The government has, for the first time, owned up to the challenges facing the new university funding model, whose implementation has been halted by the courts.
Higher Education PS Beatrice Inyangala said the model ran into financial problems soon after it was rolled out. In addition, the students who applied for the funding gave inaccurate data, making it difficult to place them in the correct bands.
“The ministry conducted a survey to collect the data and found 53 per cent had left their forms in the cybercafés to be filled by the staff,” Inyangala said.
This, she said, led to a piece of near-generic information, thus compromising the data they were collecting to place the students in the right bands.

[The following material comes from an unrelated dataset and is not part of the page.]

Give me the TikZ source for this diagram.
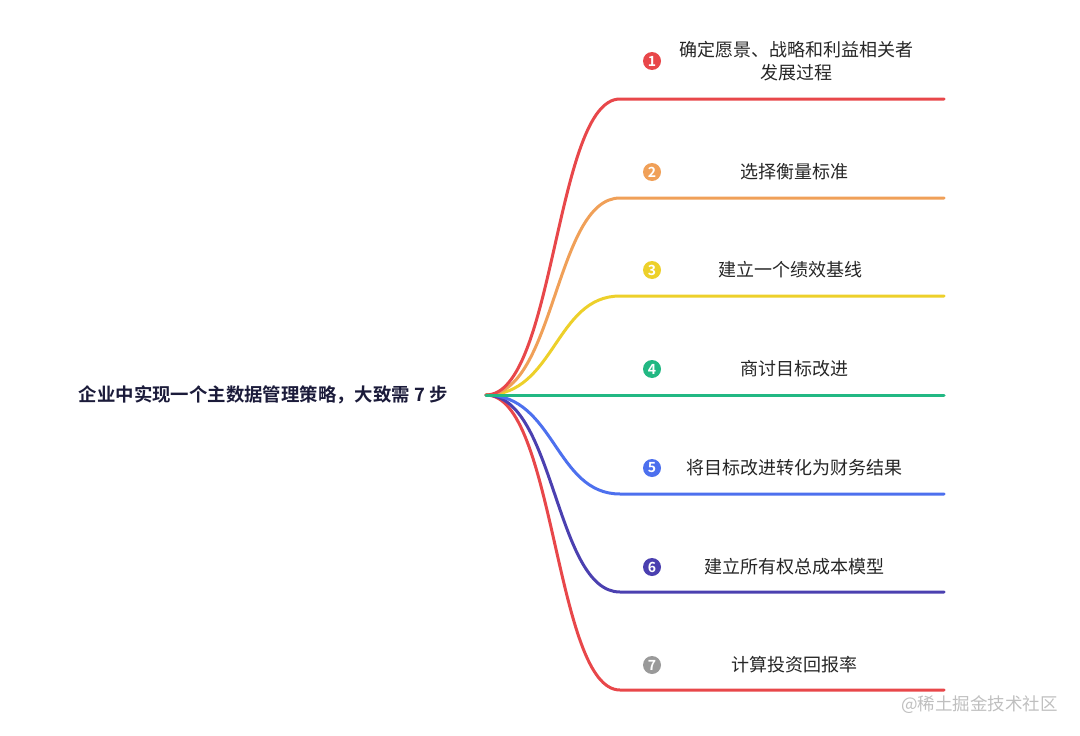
\documentclass[tikz,border=0pt]{standalone}
\usepackage{fontspec}
\newfontfamily\cjk{Noto Sans CJK SC}
\newfontfamily\cjkb{Noto Sans CJK SC Bold}
\definecolor{cA}{HTML}{E8474A}
\definecolor{cB}{HTML}{F0A058}
\definecolor{cC}{HTML}{EDD02A}
\definecolor{cD}{HTML}{22B883}
\definecolor{cE}{HTML}{4D70EE}
\definecolor{cF}{HTML}{4B40B0}
\definecolor{cG}{HTML}{E8474A}
\definecolor{cGr}{HTML}{9A9A9A}
\definecolor{rootc}{HTML}{1B1B3A}
\tikzset{
  branch/.style={line width=3pt, line cap=round},
  lbl/.style={font=\cjk\fontsize{18}{23}\selectfont, text=black!85, align=center, inner sep=0pt},
  num/.style={circle, fill=#1, inner sep=0pt, minimum size=18pt, text=white, font=\cjkb\fontsize{14}{14}\selectfont}
}
\begin{document}
\begin{tikzpicture}[x=1pt,y=-1pt]
\useasboundingbox (0,0) rectangle (1080,736);
\node[inner sep=0pt, anchor=east, text=rootc, font=\cjkb\fontsize{18.4}{22}\selectfont] (root) at (448,395) {企业中实现一个主数据管理策略，大致需 7 步};
\coordinate (o) at (486,395);
% branch ends
\coordinate (k1) at (620,99);  \coordinate (e1) at (944,99);
\coordinate (k2) at (620,198); \coordinate (e2) at (944,198);
\coordinate (k3) at (620,296); \coordinate (e3) at (944,296);
\coordinate (e4) at (944,395);
\coordinate (k5) at (620,494); \coordinate (e5) at (944,494);
\coordinate (k6) at (620,592); \coordinate (e6) at (944,592);
\coordinate (k7) at (620,690); \coordinate (e7) at (944,690);
\draw[branch, cG] (o) .. controls (555,395) and (555,690) .. (k7) -- (e7);
\draw[branch, cF] (o) .. controls (555,395) and (555,592) .. (k6) -- (e6);
\draw[branch, cE] (o) .. controls (555,395) and (555,494) .. (k5) -- (e5);
\draw[branch, cC] (o) .. controls (555,395) and (555,296) .. (k3) -- (e3);
\draw[branch, cB] (o) .. controls (555,395) and (555,198) .. (k2) -- (e2);
\draw[branch, cA] (o) .. controls (555,395) and (555,99) .. (k1) -- (e1);
\draw[branch, cD] (o) -- (e4);
% markers
\node[num=cA] (n1) at (652,61) {1};
\node[num=cB] (n2) at (652,172) {2};
\node[num=cC] (n3) at (652,270) {3};
\node[num=cD] (n4) at (652,369) {4};
\node[num=cE] (n5) at (652,468) {5};
\node[num=cF] (n6) at (652,567) {6};
\node[num=cGr] (n7) at (652,665) {7};
% labels
\node[lbl] (l1) at (796,61) {确定愿景、战略和利益相关者\\发展过程};
\node[lbl] (l2) at (794,172) {选择衡量标准};
\node[lbl] (l3) at (790,270) {建立一个绩效基线};
\node[lbl] (l4) at (794,369) {商讨目标改进};
\node[lbl] (l5) at (794,468) {将目标改进转化为财务结果};
\node[lbl] (l6) at (794,567) {建立所有权总成本模型};
\node[lbl] (l7) at (794,665) {计算投资回报率};
\node[font=\cjk\fontsize{17.5}{19}\selectfont, text=black!25, anchor=east, inner sep=0pt] (wm) at (1058,705) {@稀土掘金技术社区};
\end{tikzpicture}
\end{document}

The PS said bribery claims also rocked the programmes, with chiefs who were required to certify students’ economic status, often receiving kickbacks to classify them as “most vulnerable”.
The assumption by the ministry that students who went to national schools were able to pay for their university education failed to yield credible data.
“There was an assumption that students who attended national schools would be placed in band three. This got a challenge as some students were studying on bursaries,” she said.
President William Ruto launched the new model called the Variable Scholarship and Loan Funding (VSLF) in May 2023.
It categorised students into five bands, with those from vulnerable and extremely needy households eligible for full funding, while less needy students could receive up to 90 per cent funding.
However, High Court judge Chacha Mwita ruled last December the new model is unconstitutional and discriminatory.
“It should have been subjected to the public so the public comments before its implementation,” the court noted.
The court further said it’s the government’s responsibility to fund public universities and passing the responsibility to parents is a violation of the constitution.
Inyangala, who appeared before the Senate Education Committee on Thursday, was at pains to convince the committee that the new university funding model is a solution to higher education in the country. The senators pressed the PS to explain how the ministry collected the students’ data.
“How was the collection of the data done, and why couldn’t the ministry use chiefs to establish the vulnerability of the students?” Laikipia Senator John Kinyua asked.
Nyandarua Senator John Methu demanded to know why the model has made university education unaffordable. He said under the old funding programme, students would pay a paltry Sh16,000, while under the new model, a similar student would part with Sh90,000.